■ **GIVEN REQUEST**: Reproduce the first line and every line after it, exactly, through the one containing "const boundaries = d3.range(categories.length". Leave out the rest.
---
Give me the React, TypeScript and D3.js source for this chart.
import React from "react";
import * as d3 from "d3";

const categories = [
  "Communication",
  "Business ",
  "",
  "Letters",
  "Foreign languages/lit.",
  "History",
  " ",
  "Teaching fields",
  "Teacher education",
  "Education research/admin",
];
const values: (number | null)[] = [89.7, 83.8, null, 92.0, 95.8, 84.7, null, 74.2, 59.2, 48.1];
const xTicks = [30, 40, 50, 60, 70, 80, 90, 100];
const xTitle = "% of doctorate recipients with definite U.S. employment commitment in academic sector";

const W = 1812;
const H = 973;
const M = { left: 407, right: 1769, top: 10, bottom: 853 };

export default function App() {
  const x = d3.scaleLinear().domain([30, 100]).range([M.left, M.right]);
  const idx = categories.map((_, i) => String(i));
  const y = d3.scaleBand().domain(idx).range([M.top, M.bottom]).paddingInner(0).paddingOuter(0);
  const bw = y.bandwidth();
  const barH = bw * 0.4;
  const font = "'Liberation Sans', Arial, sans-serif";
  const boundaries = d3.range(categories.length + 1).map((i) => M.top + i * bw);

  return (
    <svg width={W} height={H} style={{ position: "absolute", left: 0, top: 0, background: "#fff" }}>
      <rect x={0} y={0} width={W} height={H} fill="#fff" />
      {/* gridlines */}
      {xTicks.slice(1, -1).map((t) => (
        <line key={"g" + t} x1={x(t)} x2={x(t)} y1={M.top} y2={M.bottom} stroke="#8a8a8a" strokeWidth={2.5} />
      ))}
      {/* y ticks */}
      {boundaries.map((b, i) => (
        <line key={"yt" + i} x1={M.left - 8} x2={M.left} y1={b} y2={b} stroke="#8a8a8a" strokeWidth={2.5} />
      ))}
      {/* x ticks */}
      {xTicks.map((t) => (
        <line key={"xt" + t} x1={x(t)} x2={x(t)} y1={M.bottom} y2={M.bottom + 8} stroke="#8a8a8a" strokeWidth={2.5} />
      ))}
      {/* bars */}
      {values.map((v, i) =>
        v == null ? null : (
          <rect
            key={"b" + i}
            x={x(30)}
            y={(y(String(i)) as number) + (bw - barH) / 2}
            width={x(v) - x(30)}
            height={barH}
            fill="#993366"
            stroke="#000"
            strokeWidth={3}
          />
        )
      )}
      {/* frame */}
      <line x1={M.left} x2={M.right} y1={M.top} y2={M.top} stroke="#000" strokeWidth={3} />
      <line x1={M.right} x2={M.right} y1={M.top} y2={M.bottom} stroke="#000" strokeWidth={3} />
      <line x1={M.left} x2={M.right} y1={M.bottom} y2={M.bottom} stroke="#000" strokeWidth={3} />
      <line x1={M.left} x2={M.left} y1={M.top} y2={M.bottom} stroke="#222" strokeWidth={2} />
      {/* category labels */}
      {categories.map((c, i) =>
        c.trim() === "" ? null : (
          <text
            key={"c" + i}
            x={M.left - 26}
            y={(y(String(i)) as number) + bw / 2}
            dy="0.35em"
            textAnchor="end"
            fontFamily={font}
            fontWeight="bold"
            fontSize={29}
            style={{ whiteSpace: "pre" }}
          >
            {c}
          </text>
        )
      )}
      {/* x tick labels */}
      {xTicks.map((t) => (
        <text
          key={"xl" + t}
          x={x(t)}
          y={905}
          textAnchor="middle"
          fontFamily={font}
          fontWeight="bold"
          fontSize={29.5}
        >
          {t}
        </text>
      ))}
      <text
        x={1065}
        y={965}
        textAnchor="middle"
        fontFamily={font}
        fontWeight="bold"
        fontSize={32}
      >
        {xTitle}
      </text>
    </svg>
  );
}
---
■ **COMPLETE OUTPUT**:
Give me the React, TypeScript and D3.js source for this chart.
import React from "react";
import * as d3 from "d3";

const categories = [
  "Communication",
  "Business ",
  "",
  "Letters",
  "Foreign languages/lit.",
  "History",
  " ",
  "Teaching fields",
  "Teacher education",
  "Education research/admin",
];
const values: (number | null)[] = [89.7, 83.8, null, 92.0, 95.8, 84.7, null, 74.2, 59.2, 48.1];
const xTicks = [30, 40, 50, 60, 70, 80, 90, 100];
const xTitle = "% of doctorate recipients with definite U.S. employment commitment in academic sector";

const W = 1812;
const H = 973;
const M = { left: 407, right: 1769, top: 10, bottom: 853 };

export default function App() {
  const x = d3.scaleLinear().domain([30, 100]).range([M.left, M.right]);
  const idx = categories.map((_, i) => String(i));
  const y = d3.scaleBand().domain(idx).range([M.top, M.bottom]).paddingInner(0).paddingOuter(0);
  const bw = y.bandwidth();
  const barH = bw * 0.4;
  const font = "'Liberation Sans', Arial, sans-serif";
  const boundaries = d3.range(categories.length + 1).map((i) => M.top + i * bw);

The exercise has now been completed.